We all know what a tumbleweed is, right? The funny-looking dried-up plant balls are typically seen rolling across desolate landscapes in Western movies, accompanied by Ennio Morricone scores. These aren’t just movie props, of course, as southern and western states see real tumbleweeds all the time. However, I’m not sure many of us have seen tumbleweeds like this.

In Utah, winter winds can create enormous tumbleweed storms that block roads and bury entire houses and vehicles. Over the weekend, winds from a winter storm in South Jordan, Utah blew thousands of tumbleweeds across parts of the city and through neighborhoods. It’s shocking to see tumbleweeds pile so high that they completely block out the first story of several homes on a single block. It’s like watching a tidal wave of dusty plants pile up outside peoples’ front doors.
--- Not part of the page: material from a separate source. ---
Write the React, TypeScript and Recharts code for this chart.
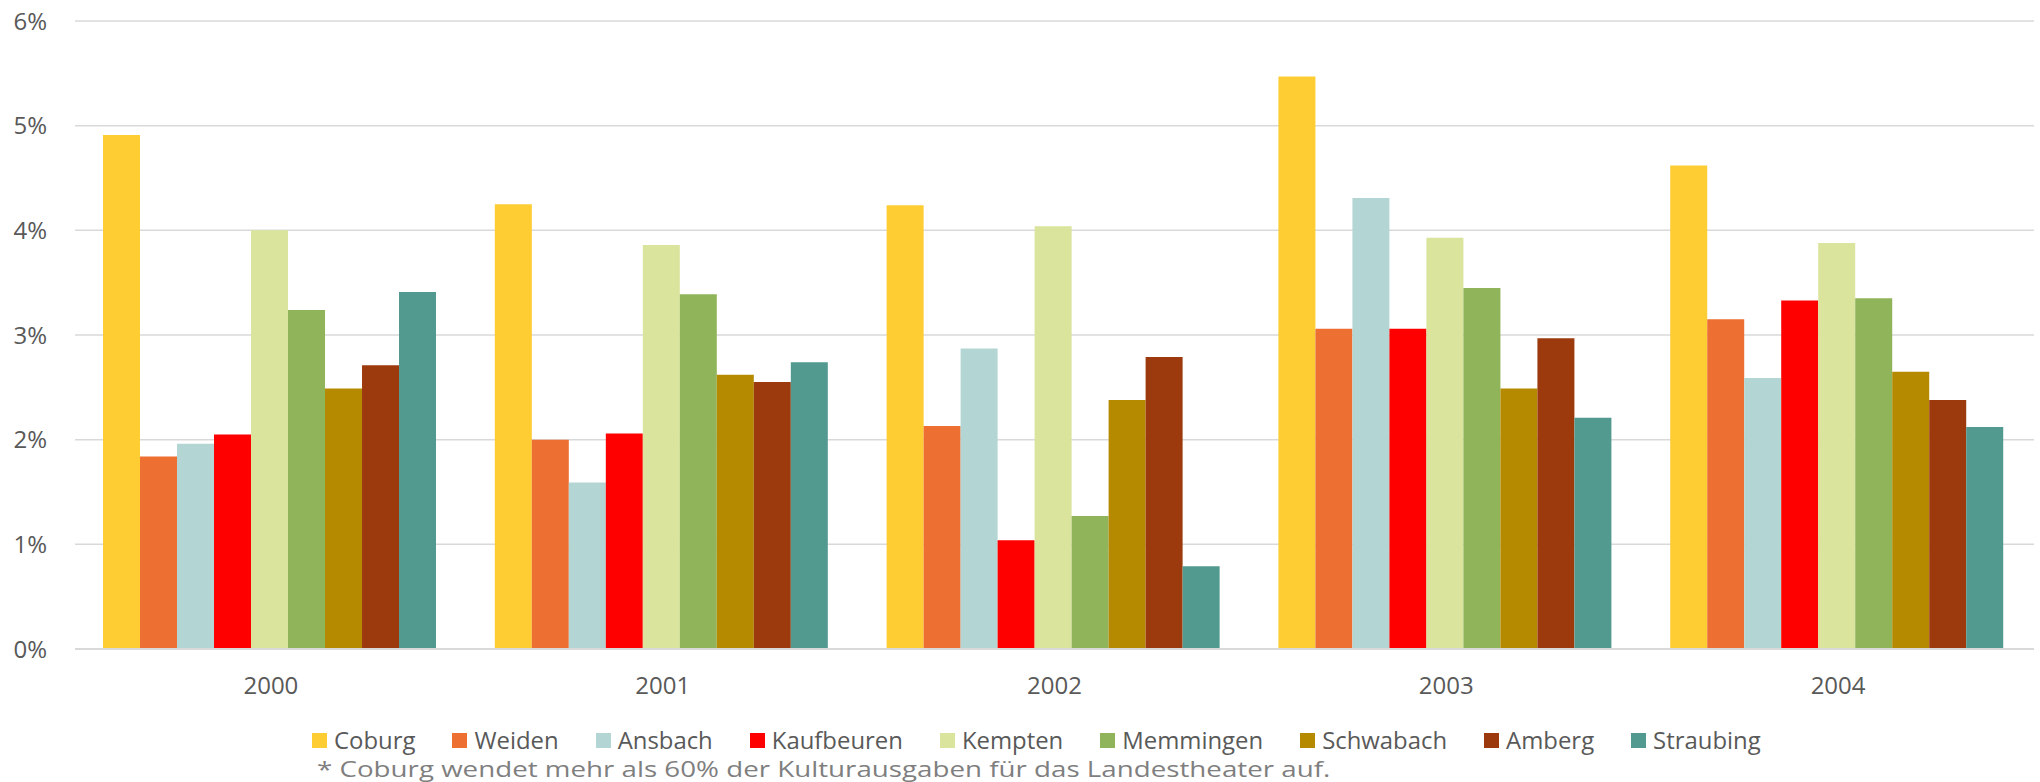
import React from 'react';
import { BarChart, Bar, XAxis, YAxis, CartesianGrid, Legend } from 'recharts';

const years = ['2000', '2001', '2002', '2003', '2004'];
const cities = ['Coburg', 'Weiden', 'Ansbach', 'Kaufbeuren', 'Kempten', 'Memmingen', 'Schwabach', 'Amberg', 'Straubing'];

const coburg = [4.91, 4.25, 4.24, 5.47, 4.62];
const weiden = [1.84, 2.0, 2.13, 3.06, 3.15];
const ansbach = [1.96, 1.59, 2.87, 4.31, 2.59];
const kaufbeuren = [2.05, 2.06, 1.04, 3.06, 3.33];
const kempten = [4.0, 3.86, 4.04, 3.93, 3.88];
const memmingen = [3.24, 3.39, 1.27, 3.45, 3.35];
const schwabach = [2.49, 2.62, 2.38, 2.49, 2.65];
const amberg = [2.71, 2.55, 2.79, 2.97, 2.38];
const straubing = [3.41, 2.74, 0.79, 2.21, 2.12];

const yTicks = [0, 1, 2, 3, 4, 5, 6];
const footnote = '* Coburg wendet mehr als 60% der Kulturausgaben für das Landestheater auf.';

const colors = ['#FECC33', '#ED7032', '#B3D6D4', '#FF0000', '#DAE49C', '#90B45A', '#B68A00', '#9C3A0E', '#52998F'];

const seriesValues = [coburg, weiden, ansbach, kaufbeuren, kempten, memmingen, schwabach, amberg, straubing];

const data = years.map((y, i) => {
  const row: Record<string, any> = { year: y };
  cities.forEach((c, j) => {
    row[c] = seriesValues[j][i];
  });
  return row;
});

const FONT = '"Open Sans", Lato, sans-serif';

const renderLegend = () => {
  return (
    <div style={{ fontFamily: FONT }}>
      <div style={{ display: 'flex', alignItems: 'center', height: 28, fontSize: 23.9, color: '#595959', lineHeight: '28px', whiteSpace: 'nowrap' }}>
        {cities.map((c, j) => (
          <div key={c} style={{ display: 'flex', alignItems: 'center', marginRight: 37 }}>
            <span style={{ width: 15, height: 15, background: colors[j], marginRight: 7, display: 'inline-block' }} />
            <span>{c}</span>
          </div>
        ))}
      </div>
      <div
        style={{
          fontSize: 22,
          color: '#7F7F7F',
          lineHeight: '28px',
          height: 28,
          whiteSpace: 'nowrap',
          marginLeft: 5,
          transform: 'scaleX(1.26)',
          transformOrigin: 'left center',
        }}
      >
        {footnote}
      </div>
    </div>
  );
};

export default function App() {
  return (
    <div style={{ position: 'absolute', left: 0, top: 0, width: 2040, height: 782, background: '#fff' }}>
      <BarChart
        width={2040}
        height={782}
        data={data}
        margin={{ top: 21, right: 6, bottom: 93, left: 0 }}
        barCategoryGap="7.15%"
        barGap={0}
      >
        <CartesianGrid vertical={false} stroke="#D9D9D9" strokeWidth={1.5} />
        <XAxis
          dataKey="year"
          height={40}
          tickLine={false}
          tickSize={0}
          tickMargin={28}
          axisLine={{ stroke: '#D9D9D9', strokeWidth: 2 }}
          tick={{ fontFamily: FONT, fontSize: 24, fill: '#595959' }}
        />
        <YAxis
          width={75}
          domain={[0, 6]}
          ticks={yTicks}
          tickLine={false}
          axisLine={false}
          tickSize={0}
          tickMargin={28}
          tickFormatter={(v: number) => `${v}%`}
          tick={{ fontFamily: FONT, fontSize: 24, fill: '#595959' }}
        />
        <Legend
          layout="horizontal"
          verticalAlign="middle"
          align="center"
          content={renderLegend}
          wrapperStyle={{ left: 312, top: 726, width: 1700, height: 56 }}
        />
        {cities.map((c, j) => (
          <Bar key={c} dataKey={c} fill={colors[j]} isAnimationActive={false} />
        ))}
      </BarChart>
    </div>
  );
}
You might think they’re just light, dusty plants so who cares, they’ll just blow away. However, they’re actually quite a problem. For starters, they hurt. Tumbleweeds are thorny, prickly things and if they blow into you, they burt. They aren’t exactly dangerous but isn’t exactly comfortable to get hit by one, either. Secondly, when hundreds or even thousands of them pile up, they’re difficult to move. South Jordan city workers had to get plow trucks and even excavators to move all of the tumbleweeds. City officials asked residents to only use specified tumbleweed dumpsters to dispose of them.

When they pile up on a road, they can completely block vehicles from passing through, too. In a video posted by littlewedgies on Instagram, you can see a plow truck attempt to drive through a sea of tumbleweeds and it simply disappears under a mountain of them. If other cars were to drive through such a tumbleweed blockade, they’d suffer the same fate, or worse, which could be dangerous. Not to mention they’d scratch the hell out of the cars.

However, some Utah residents are turning this into a business opportunity. According to Fox 13 News Utah, some residents are collecting the tumbleweeds and making things out of them to sell on Etsy and eBay. Someone reportedly even paid $2,000 for a tumbleweed chandelier.

Who knew something as seemingly harmless as tumbleweeds could be such a big problem?